Dataset excerpt:
— Begin —

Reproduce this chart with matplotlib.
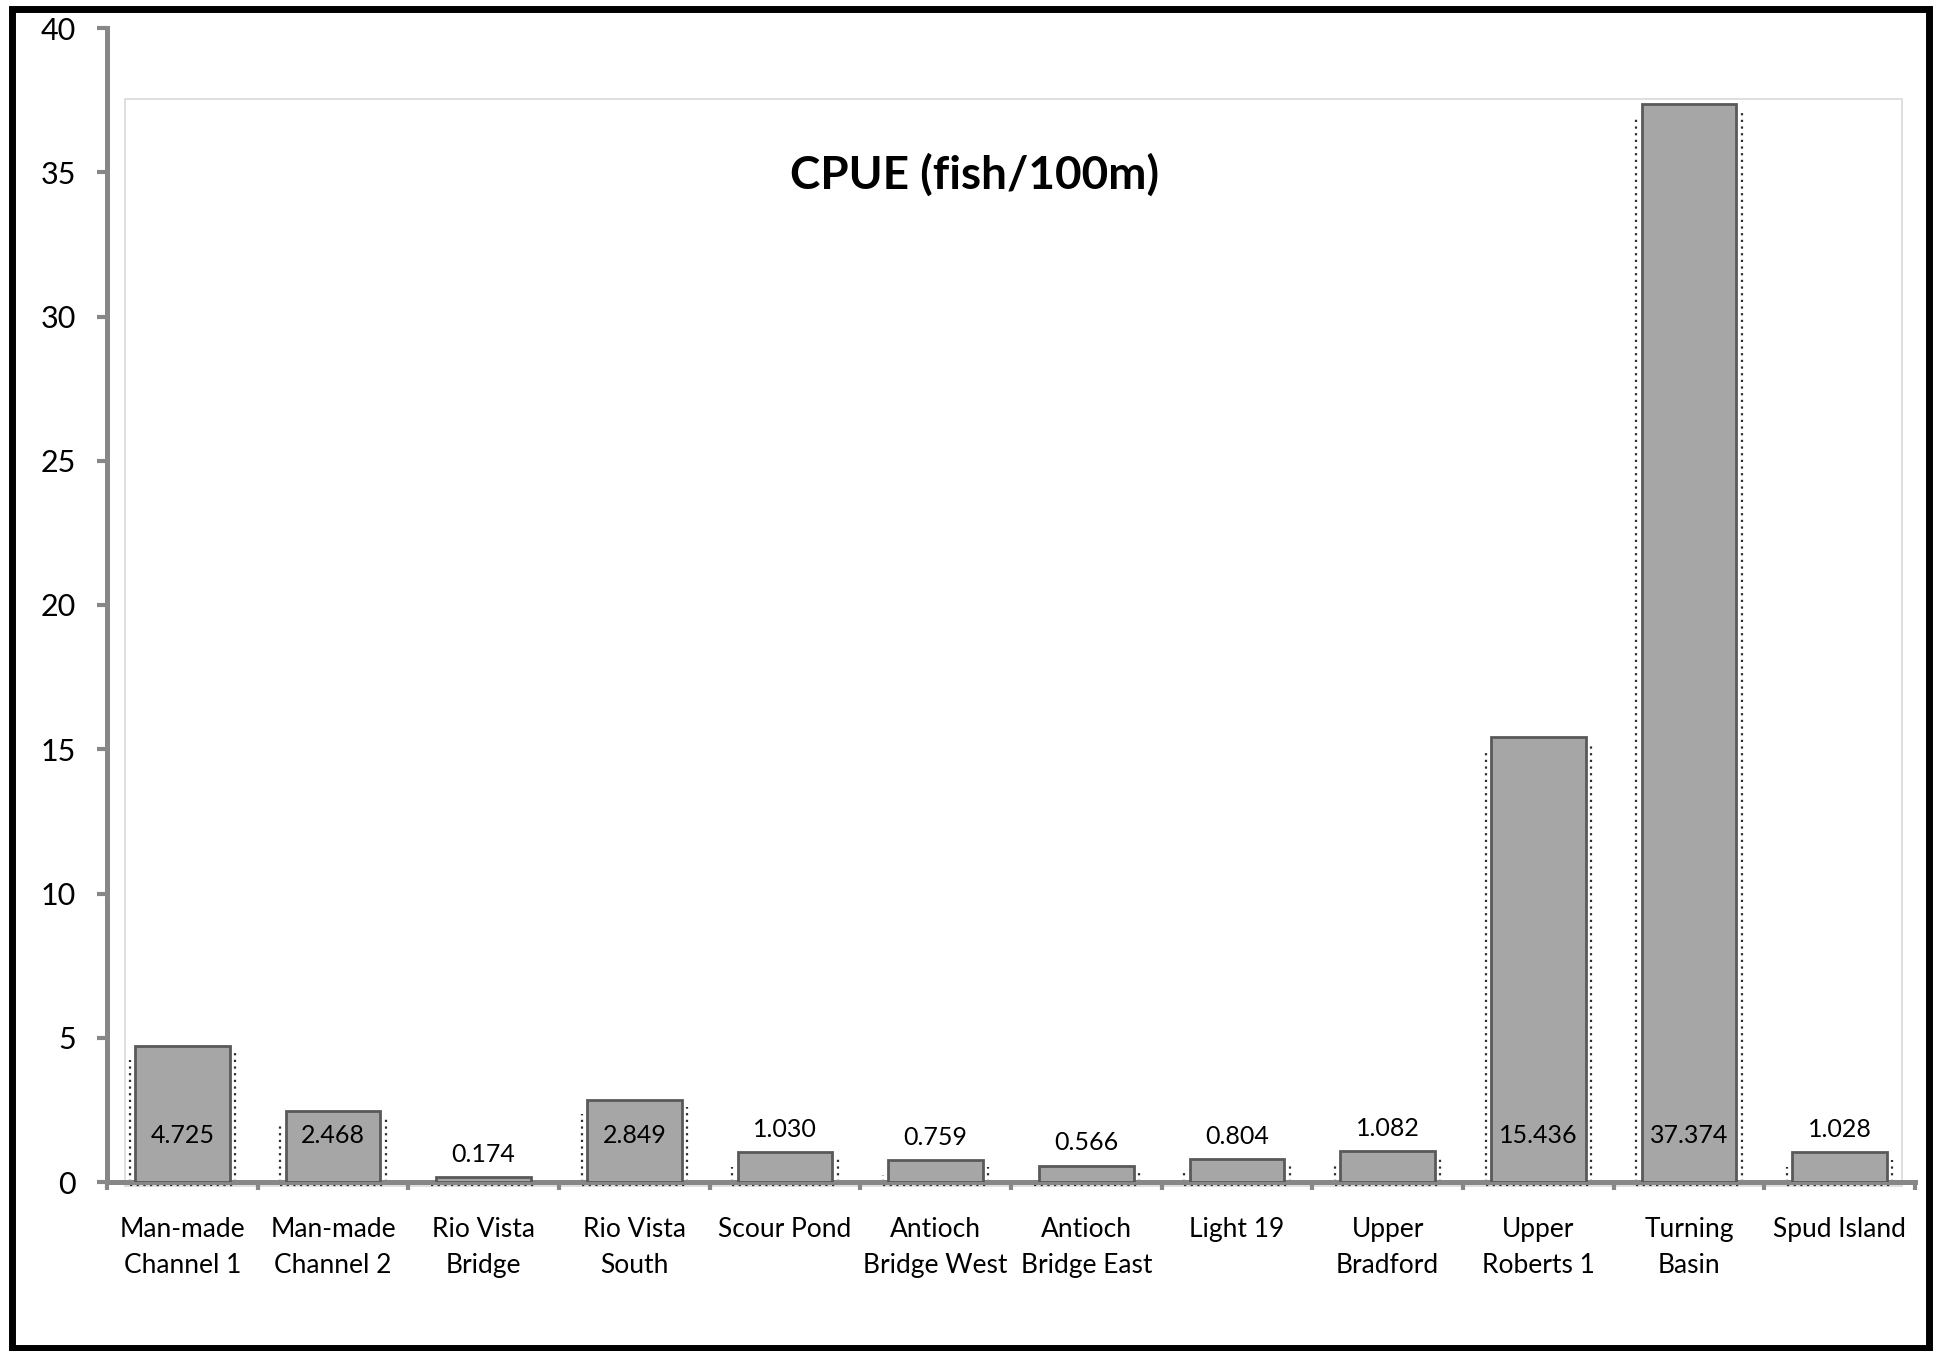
import matplotlib
matplotlib.use("Agg")
import matplotlib.pyplot as plt
from matplotlib.patches import Rectangle

plt.rcParams['font.family'] = ['Lato', 'DejaVu Sans']

sites = ["Man-made\nChannel 1", "Man-made\nChannel 2", "Rio Vista\nBridge",
         "Rio Vista\nSouth", "Scour Pond", "Antioch\nBridge West",
         "Antioch\nBridge East", "Light 19", "Upper\nBradford",
         "Upper\nRoberts 1", "Turning\nBasin", "Spud Island"]
cpue = [4.725, 2.468, 0.174, 2.849, 1.030, 0.759, 0.566, 0.804, 1.082,
        15.436, 37.374, 1.028]
y_ticks = [0, 5, 10, 15, 20, 25, 30, 35, 40]
title = "CPUE (fish/100m)"

W, H = 1941, 1351
DPI = 100
fig = plt.figure(figsize=(W / DPI, H / DPI), dpi=DPI)


def fx(px):
    return px / W


def fy(py):
    return 1 - py / H


# outer black frame and the faint plot-area outline
fig.patches.append(Rectangle((fx(12), fy(1348)), fx(1929) - fx(12), fy(9) - fy(1348),
                             transform=fig.transFigure, fill=False,
                             edgecolor='black', linewidth=5.0, zorder=10))
fig.patches.append(Rectangle((fx(125), fy(1186)), fx(1902) - fx(125), fy(99) - fy(1186),
                             transform=fig.transFigure, fill=False,
                             edgecolor='#d9d9d9', linewidth=1.2, zorder=-1))

ax = fig.add_axes([fx(107), fy(1182), fx(1915) - fx(107), fy(28) - fy(1182)])
ax.patch.set_alpha(0)

n = len(sites)
x = list(range(n))
bw = 0.63
ax.bar(x, cpue, width=bw, color='#a6a6a6', edgecolor='#595959',
       linewidth=2.0, zorder=3)

# dotted shadow outline beside each bar
dot = dict(color='#2e2e2e', linestyle=(0, (1, 2.0)), linewidth=1.6, zorder=2)
for xi, v in zip(x, cpue):
    left = xi - bw / 2 - 0.035
    right = xi + bw / 2 + 0.035
    ax.plot([left, left], [0, max(v - 0.5, 0)], **dot)
    ax.plot([right, right], [0, max(v - 0.25, 0)], **dot)
    ax.plot([left, right], [-0.12, -0.12], clip_on=False, **dot)

# value labels: inside near the base for tall bars, above otherwise
for xi, v in zip(x, cpue):
    if v > 2:
        ax.text(xi, 1.34, f"{v:.3f}", ha='center', va='baseline',
                fontsize=18, color='black', zorder=5)
    else:
        ax.annotate(f"{v:.3f}", (xi, v), xytext=(0, 11), textcoords='offset points',
                    ha='center', va='baseline', fontsize=18, color='black', zorder=5)

ax.set_xlim(-0.5, n - 0.5)
ax.set_ylim(0, 40)
ax.set_yticks(y_ticks)
ax.set_yticklabels([str(t) for t in y_ticks])

ax.set_xticks([k - 0.5 for k in range(n + 1)])
ax.set_xticklabels([])
ax.set_xticks(x, minor=True)
ax.set_xticklabels(sites, minor=True, fontsize=19, linespacing=1.55)

axis_col = '#878787'
for side in ('top', 'right'):
    ax.spines[side].set_visible(False)
for side in ('left', 'bottom'):
    ax.spines[side].set_color(axis_col)
    ax.spines[side].set_linewidth(3.6)

ax.tick_params(axis='y', which='major', direction='out', length=7.5, width=3.0,
               color=axis_col, labelsize=22, pad=15, labelcolor='black')
ax.tick_params(axis='x', which='major', direction='out', length=6, width=3.0,
               color=axis_col)
ax.tick_params(axis='x', which='minor', length=0, pad=25, labelcolor='black')
for lbl in ax.get_xticklabels(minor=True):
    lbl.set_verticalalignment('top')

fig.text(fx(975), fy(189), title, ha='center', va='baseline',
         fontsize=33, fontweight='bold', color='black')

fig.savefig("out.png", dpi=DPI)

— End —

The listing above must be printed again exactly, minus its pictures.

Reproduce this chart with matplotlib.
import matplotlib
matplotlib.use("Agg")
import matplotlib.pyplot as plt
from matplotlib.patches import Rectangle

plt.rcParams['font.family'] = ['Lato', 'DejaVu Sans']

sites = ["Man-made\nChannel 1", "Man-made\nChannel 2", "Rio Vista\nBridge",
         "Rio Vista\nSouth", "Scour Pond", "Antioch\nBridge West",
         "Antioch\nBridge East", "Light 19", "Upper\nBradford",
         "Upper\nRoberts 1", "Turning\nBasin", "Spud Island"]
cpue = [4.725, 2.468, 0.174, 2.849, 1.030, 0.759, 0.566, 0.804, 1.082,
        15.436, 37.374, 1.028]
y_ticks = [0, 5, 10, 15, 20, 25, 30, 35, 40]
title = "CPUE (fish/100m)"

W, H = 1941, 1351
DPI = 100
fig = plt.figure(figsize=(W / DPI, H / DPI), dpi=DPI)


def fx(px):
    return px / W


def fy(py):
    return 1 - py / H


# outer black frame and the faint plot-area outline
fig.patches.append(Rectangle((fx(12), fy(1348)), fx(1929) - fx(12), fy(9) - fy(1348),
                             transform=fig.transFigure, fill=False,
                             edgecolor='black', linewidth=5.0, zorder=10))
fig.patches.append(Rectangle((fx(125), fy(1186)), fx(1902) - fx(125), fy(99) - fy(1186),
                             transform=fig.transFigure, fill=False,
                             edgecolor='#d9d9d9', linewidth=1.2, zorder=-1))

ax = fig.add_axes([fx(107), fy(1182), fx(1915) - fx(107), fy(28) - fy(1182)])
ax.patch.set_alpha(0)

n = len(sites)
x = list(range(n))
bw = 0.63
ax.bar(x, cpue, width=bw, color='#a6a6a6', edgecolor='#595959',
       linewidth=2.0, zorder=3)

# dotted shadow outline beside each bar
dot = dict(color='#2e2e2e', linestyle=(0, (1, 2.0)), linewidth=1.6, zorder=2)
for xi, v in zip(x, cpue):
    left = xi - bw / 2 - 0.035
    right = xi + bw / 2 + 0.035
    ax.plot([left, left], [0, max(v - 0.5, 0)], **dot)
    ax.plot([right, right], [0, max(v - 0.25, 0)], **dot)
    ax.plot([left, right], [-0.12, -0.12], clip_on=False, **dot)

# value labels: inside near the base for tall bars, above otherwise
for xi, v in zip(x, cpue):
    if v > 2:
        ax.text(xi, 1.34, f"{v:.3f}", ha='center', va='baseline',
                fontsize=18, color='black', zorder=5)
    else:
        ax.annotate(f"{v:.3f}", (xi, v), xytext=(0, 11), textcoords='offset points',
                    ha='center', va='baseline', fontsize=18, color='black', zorder=5)

ax.set_xlim(-0.5, n - 0.5)
ax.set_ylim(0, 40)
ax.set_yticks(y_ticks)
ax.set_yticklabels([str(t) for t in y_ticks])

ax.set_xticks([k - 0.5 for k in range(n + 1)])
ax.set_xticklabels([])
ax.set_xticks(x, minor=True)
ax.set_xticklabels(sites, minor=True, fontsize=19, linespacing=1.55)

axis_col = '#878787'
for side in ('top', 'right'):
    ax.spines[side].set_visible(False)
for side in ('left', 'bottom'):
    ax.spines[side].set_color(axis_col)
    ax.spines[side].set_linewidth(3.6)

ax.tick_params(axis='y', which='major', direction='out', length=7.5, width=3.0,
               color=axis_col, labelsize=22, pad=15, labelcolor='black')
ax.tick_params(axis='x', which='major', direction='out', length=6, width=3.0,
               color=axis_col)
ax.tick_params(axis='x', which='minor', length=0, pad=25, labelcolor='black')
for lbl in ax.get_xticklabels(minor=True):
    lbl.set_verticalalignment('top')

fig.text(fx(975), fy(189), title, ha='center', va='baseline',
         fontsize=33, fontweight='bold', color='black')

fig.savefig("out.png", dpi=DPI)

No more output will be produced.